— Start of Supplied records —

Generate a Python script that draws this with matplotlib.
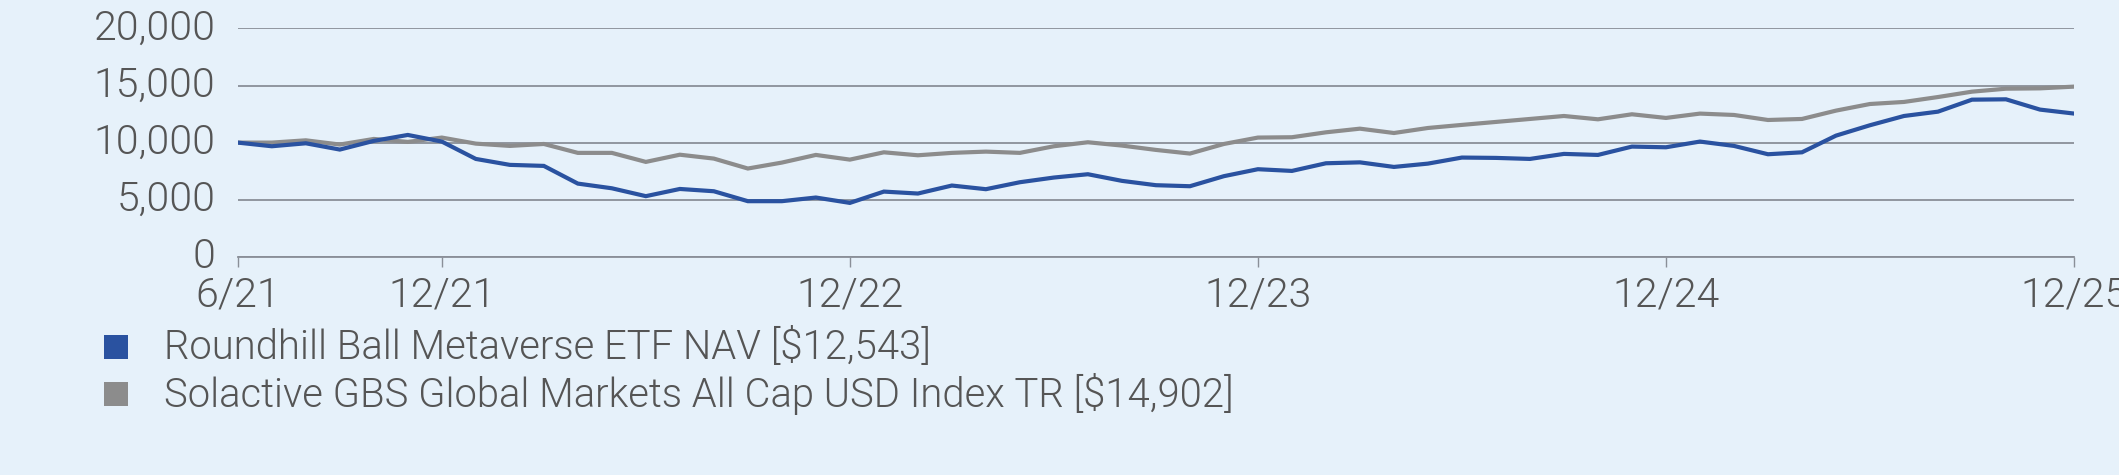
import matplotlib
matplotlib.use("Agg")
import matplotlib.pyplot as plt
from matplotlib import font_manager
from matplotlib.patches import Rectangle
from matplotlib.ticker import FuncFormatter

# ---------------- data ----------------
months = list(range(55))  # monthly points, 6/21 .. 12/25
tick_pos = [0, 6, 18, 30, 42, 54]
tick_labels = ["6/21", "12/21", "12/22", "12/23", "12/24", "12/25"]

fund = [10000, 9680, 9940, 9390, 10150, 10670, 10090, 8570, 8050, 7960,
        6410, 6000, 5310, 5940, 5740, 4870, 4870, 5190, 4720, 5710,
        5540, 6240, 5920, 6530, 6940, 7230, 6650, 6270, 6180, 7060,
        7670, 7520, 8190, 8270, 7870, 8160, 8690, 8660, 8570, 9010,
        8920, 9650, 9590, 10090, 9710, 8980, 9150, 10610, 11520, 12330,
        12710, 13760, 13790, 12890, 12543]
index = [10000, 10000, 10200, 9830, 10320, 10060, 10440, 9910, 9710, 9880,
         9100, 9100, 8310, 8940, 8600, 7730, 8250, 8920, 8510, 9150,
         8890, 9100, 9210, 9100, 9680, 10030, 9740, 9360, 9040, 9880,
         10440, 10470, 10900, 11220, 10840, 11280, 11550, 11810, 12070, 12330,
         12040, 12480, 12160, 12540, 12420, 11980, 12070, 12800, 13380, 13560,
         13990, 14460, 14720, 14750, 14902]
series_names = ["Roundhill Ball Metaverse ETF NAV [$12,543]",
                "Solactive GBS Global Markets All Cap USD Index TR [$14,902]"]
yticks = [0, 5000, 10000, 15000, 20000]

# ---------------- style ----------------
BG = "#E6F1FA"
BLUE = "#2A52A0"
GRAY = "#8C8C8C"
GRID = "#8A8F98"
TXT = "#555555"

plt.rcParams["font.family"] = ["Roboto", "DejaVu Sans"]
plt.rcParams["font.weight"] = 300

W, H = 2119, 475
fig = plt.figure(figsize=(W / 100, H / 100), dpi=100, facecolor=BG)
ax = fig.add_axes([237.8 / W, 1 - 256.8 / H, (2074 - 237.8) / W, (256.8 - 28.4) / H])
ax.set_facecolor(BG)

ax.plot(months, index, color=GRAY, lw=3.0, solid_joinstyle="miter", zorder=3)
ax.plot(months, fund, color=BLUE, lw=3.0, solid_joinstyle="miter", zorder=4)

ax.set_xlim(0, 54)
ax.set_ylim(0, 20000)
ax.set_yticks(yticks)
ax.yaxis.set_major_formatter(FuncFormatter(lambda v, p: f"{int(v):,}"))
ax.set_xticks(tick_pos)
ax.set_xticklabels(tick_labels)
ax.grid(axis="y", color=GRID, lw=1.3, zorder=1)
for s in ["top", "right", "left"]:
    ax.spines[s].set_visible(False)
ax.spines["bottom"].set_color(GRID)
ax.spines["bottom"].set_linewidth(1.3)
ax.tick_params(axis="y", length=0, pad=16, labelsize=29.5, labelcolor=TXT)
ax.tick_params(axis="x", length=7, width=1, color=GRID, pad=7, labelsize=29.5, labelcolor=TXT)
for lbl in ax.get_yticklabels():
    lbl.set_verticalalignment("center")

# legend
colors = [BLUE, GRAY]
rows_y = [346.7, 394.0]
for name, c, yc in zip(series_names, colors, rows_y):
    sq = 24
    fig.add_artist(Rectangle((104 / W, 1 - (yc + sq / 2) / H), sq / W, sq / H,
                             transform=fig.transFigure, facecolor=c, edgecolor="none"))
    fig.text(164 / W, 1 - yc / H, name, fontsize=28.8, color=TXT, va="center", ha="left")

fig.savefig("out.png", dpi=100, facecolor=BG)
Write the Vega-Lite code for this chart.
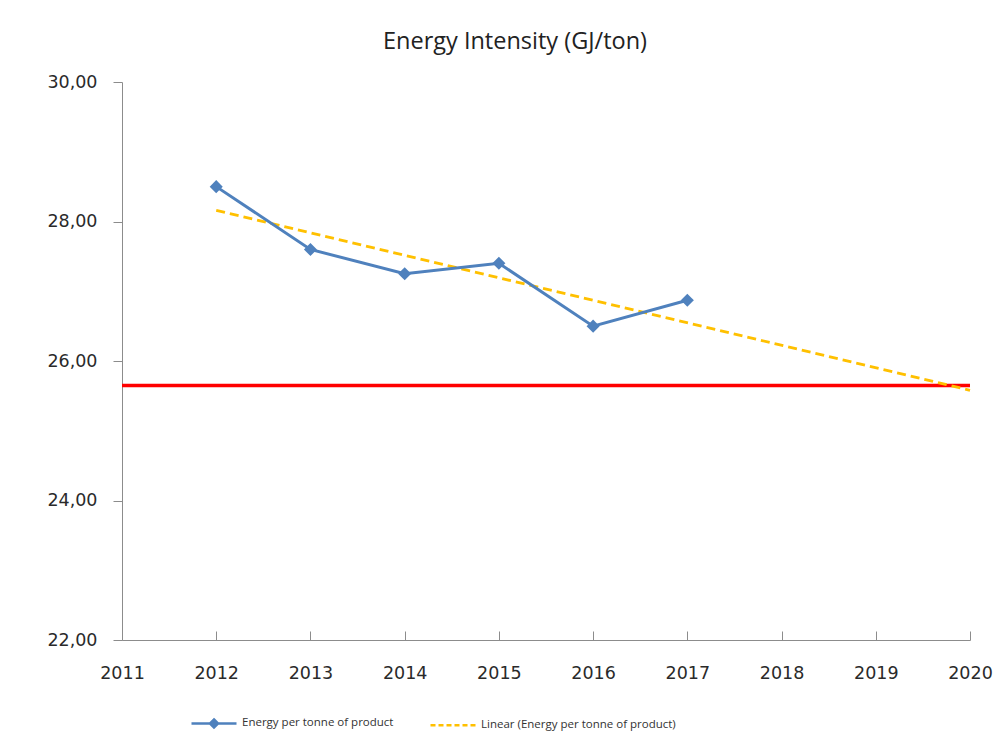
{
  "$schema": "https://vega.github.io/schema/vega-lite/v6.json",
  "autosize": "none",
  "width": 848,
  "height": 558,
  "padding": {"left": 122, "top": 82, "right": 36, "bottom": 111},
  "background": "white",
  "config": {
    "view": {"stroke": null},
    "font": "DejaVu Sans",
    "axis": {"grid": false, "domainColor": "#8c8c8c", "tickColor": "#8c8c8c", "labelColor": "#2a2a2a", "labelFont": "DejaVu Sans", "labelFontSize": 17.5, "labelFontWeight": "normal", "labelFlush": false, "labelOverlap": false}
  },
  "title": {"text": "Energy Intensity (GJ/ton)", "font": "Open Sans", "fontSize": 23.5, "fontWeight": "normal", "color": "#222222", "offset": 20, "dx": -31},
  "datasets": {
    "main": [
      {"year": 2012, "value": 28.5, "series": "Energy per tonne of product"},
      {"year": 2013, "value": 27.6, "series": "Energy per tonne of product"},
      {"year": 2014, "value": 27.25, "series": "Energy per tonne of product"},
      {"year": 2015, "value": 27.4, "series": "Energy per tonne of product"},
      {"year": 2016, "value": 26.5, "series": "Energy per tonne of product"},
      {"year": 2017, "value": 26.87, "series": "Energy per tonne of product"}
    ],
    "trend": [
      {"year": 2012, "value": 28.16, "series": "Linear (Energy per tonne of product)"},
      {"year": 2020, "value": 25.58, "series": "Linear (Energy per tonne of product)"}
    ],
    "target": [{"target": 25.65}]
  },
  "layer": [
    {
      "data": {"name": "target"},
      "mark": {"type": "rule", "color": "#ff0000", "strokeWidth": 3.5},
      "encoding": {
        "y": {"field": "target", "type": "quantitative", "scale": {"domain": [22, 30], "nice": false, "zero": false}}
      }
    },
    {
      "data": {"name": "trend"},
      "mark": {"type": "line", "strokeWidth": 2.8, "strokeDash": [9, 5]},
      "encoding": {
        "x": {"field": "year", "type": "quantitative", "scale": {"domain": [2011, 2020], "nice": false, "zero": false},
          "axis": {"values": [2011, 2012, 2013, 2014, 2015, 2016, 2017, 2018, 2019, 2020], "format": "d", "tickSize": -9, "labelPadding": 33, "title": null}},
        "y": {"field": "value", "type": "quantitative", "scale": {"domain": [22, 30], "nice": false, "zero": false},
          "axis": {"values": [22, 24, 26, 28, 30], "labelExpr": "replace(format(datum.value, '.2f'), '.', ',')", "tickSize": 9, "labelPadding": 16, "title": null}},
        "color": {"field": "series", "type": "nominal",
          "scale": {"domain": ["Energy per tonne of product", "Linear (Energy per tonne of product)"], "range": ["#4f81bd", "#ffc000"]},
          "legend": {
            "title": null, "orient": "none", "legendX": 68, "legendY": 617, "direction": "horizontal",
            "symbolSize": 2025, "symbolStrokeWidth": 2.5, "labelFontSize": 11.5, "labelFont": "Open Sans", "labelColor": "#333333",
            "labelOffset": 4, "columnPadding": 31, "labelLimit": 400,
            "encode": {
              "symbols": {"update": {
                "shape": {"signal": "datum.value === 'Energy per tonne of product' ? 'M-1,0H1M0,-0.18L0.18,0L0,0.18L-0.18,0Z' : 'M-1,0H1'"},
                "fill": {"value": "#4f81bd"},
                "strokeDash": {"signal": "datum.value === 'Energy per tonne of product' ? [] : [5, 3]"}
              }}
            }
          }}
      }
    },
    {
      "data": {"name": "main"},
      "mark": {"type": "line", "strokeWidth": 3},
      "encoding": {
        "x": {"field": "year", "type": "quantitative"},
        "y": {"field": "value", "type": "quantitative"},
        "color": {"field": "series", "type": "nominal"}
      }
    },
    {
      "data": {"name": "main"},
      "mark": {"type": "point", "shape": "diamond", "filled": true, "size": 170, "color": "#4f81bd", "opacity": 1},
      "encoding": {
        "x": {"field": "year", "type": "quantitative"},
        "y": {"field": "value", "type": "quantitative"}
      }
    }
  ]
}
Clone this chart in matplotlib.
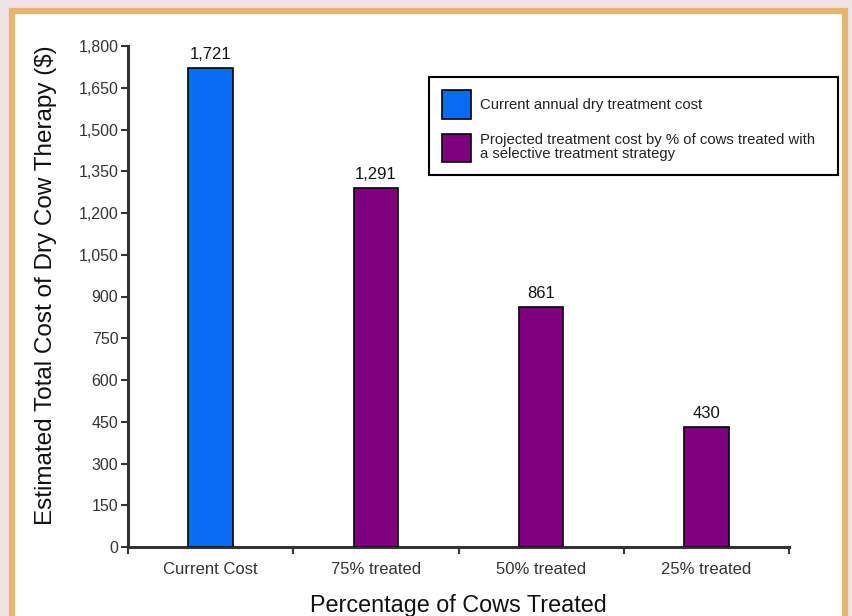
import matplotlib
matplotlib.use("Agg")
import matplotlib.pyplot as plt
from matplotlib.patches import Rectangle, Patch
from matplotlib.ticker import FuncFormatter, FixedLocator

categories = ["Current Cost", "75% treated", "50% treated", "25% treated"]
values = [1721, 1291, 861, 430]
bar_colors = ["#0A6BF5", "#7F007F"]
legend_labels = ["Current annual dry treatment cost",
                 "Projected treatment cost by % of cows treated with\na selective treatment strategy"]
yticks = list(range(0, 1801, 150))

plt.rcParams['font.family'] = ['Liberation Sans', 'DejaVu Sans']

fig = plt.figure(figsize=(8.53, 6.16), dpi=100)
fig.patch.set_facecolor("#EFE2E4")
# white panel with orange border
fig.patches.append(Rectangle((12/853, -0.05), (845-12)/853, 1.05 - 11/616,
                             transform=fig.transFigure, facecolor="white",
                             edgecolor="#E8B46E", linewidth=4.5, zorder=-10))

ax = fig.add_axes([128/853, 1-547/616, (789-128)/853, (547-46)/616])
ax.set_facecolor("none")
ax.set_zorder(1)
x = list(range(len(categories)))
colors = [bar_colors[0]] + [bar_colors[1]] * (len(categories) - 1)
bars = ax.bar(x, values, width=0.27, color=colors, edgecolor="black", linewidth=1.2, zorder=3)
for xi, v in zip(x, values):
    ax.text(xi, v + 22, f"{v:,}", ha="center", va="bottom", fontsize=12, color="#111111")

ax.set_xlim(-0.5, len(categories) - 0.5)
ax.set_ylim(0, 1800)
ax.set_yticks(yticks)
ax.yaxis.set_major_formatter(FuncFormatter(lambda v, p: f"{int(v):,}"))
ax.set_xticks(x)
ax.set_xticklabels(categories, fontsize=12, color="#333333")
ax.xaxis.set_minor_locator(FixedLocator([i + 0.5 for i in range(-1, len(categories))]))
ax.tick_params(axis="x", which="major", length=0, pad=11)
ax.tick_params(axis="x", which="minor", length=5, width=1.5, direction="out", color="#333333")
ax.tick_params(axis="y", length=5, width=1.5, direction="out", color="#333333",
               labelsize=11.5, labelcolor="#333333", pad=2)
for s in ["top", "right"]:
    ax.spines[s].set_visible(False)
for s in ["left", "bottom"]:
    ax.spines[s].set_linewidth(2.2)
    ax.spines[s].set_color("#333333")

ax.set_ylabel("Estimated Total Cost of Dry Cow Therapy ($)", fontsize=17.5, color="#111111")
ax.yaxis.set_label_coords(-0.107, 0.523)
ax.set_xlabel("Percentage of Cows Treated", fontsize=16.8, color="#111111", labelpad=12)

handles = [Patch(facecolor=bar_colors[0], edgecolor="black", linewidth=1.2),
           Patch(facecolor=bar_colors[1], edgecolor="black", linewidth=1.2)]
leg = fig.legend(handles, legend_labels, loc="upper left",
                 bbox_to_anchor=(429/853, 1-78/616, (838-429)/853, 0.001), mode="expand",
                 fontsize=10.7,
                 handlelength=1.95, handleheight=2.6, handletextpad=0.65,
                 labelspacing=0.95, borderpad=0.85, borderaxespad=0,
                 frameon=True, fancybox=False,
                 edgecolor="black", framealpha=1)
leg.get_frame().set_linewidth(1.5)
leg.set_zorder(5)
for t in leg.get_texts():
    t.set_color("#222222")
    t.set_linespacing(1.0)

fig.savefig("out.png", dpi=100, facecolor=fig.get_facecolor())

— End of Supplied records —

▶ [Problem description]:
Print everything from the line with "Clone this chart in matplotlib." down to the line with "ax.text(xi, v +" in the entries above, both lines included and nothing more, without the pictures.

▶ [Worked answer]:
Clone this chart in matplotlib.
import matplotlib
matplotlib.use("Agg")
import matplotlib.pyplot as plt
from matplotlib.patches import Rectangle, Patch
from matplotlib.ticker import FuncFormatter, FixedLocator

categories = ["Current Cost", "75% treated", "50% treated", "25% treated"]
values = [1721, 1291, 861, 430]
bar_colors = ["#0A6BF5", "#7F007F"]
legend_labels = ["Current annual dry treatment cost",
                 "Projected treatment cost by % of cows treated with\na selective treatment strategy"]
yticks = list(range(0, 1801, 150))

plt.rcParams['font.family'] = ['Liberation Sans', 'DejaVu Sans']

fig = plt.figure(figsize=(8.53, 6.16), dpi=100)
fig.patch.set_facecolor("#EFE2E4")
# white panel with orange border
fig.patches.append(Rectangle((12/853, -0.05), (845-12)/853, 1.05 - 11/616,
                             transform=fig.transFigure, facecolor="white",
                             edgecolor="#E8B46E", linewidth=4.5, zorder=-10))

ax = fig.add_axes([128/853, 1-547/616, (789-128)/853, (547-46)/616])
ax.set_facecolor("none")
ax.set_zorder(1)
x = list(range(len(categories)))
colors = [bar_colors[0]] + [bar_colors[1]] * (len(categories) - 1)
bars = ax.bar(x, values, width=0.27, color=colors, edgecolor="black", linewidth=1.2, zorder=3)
for xi, v in zip(x, values):
    ax.text(xi, v + 22, f"{v:,}", ha="center", va="bottom", fontsize=12, color="#111111")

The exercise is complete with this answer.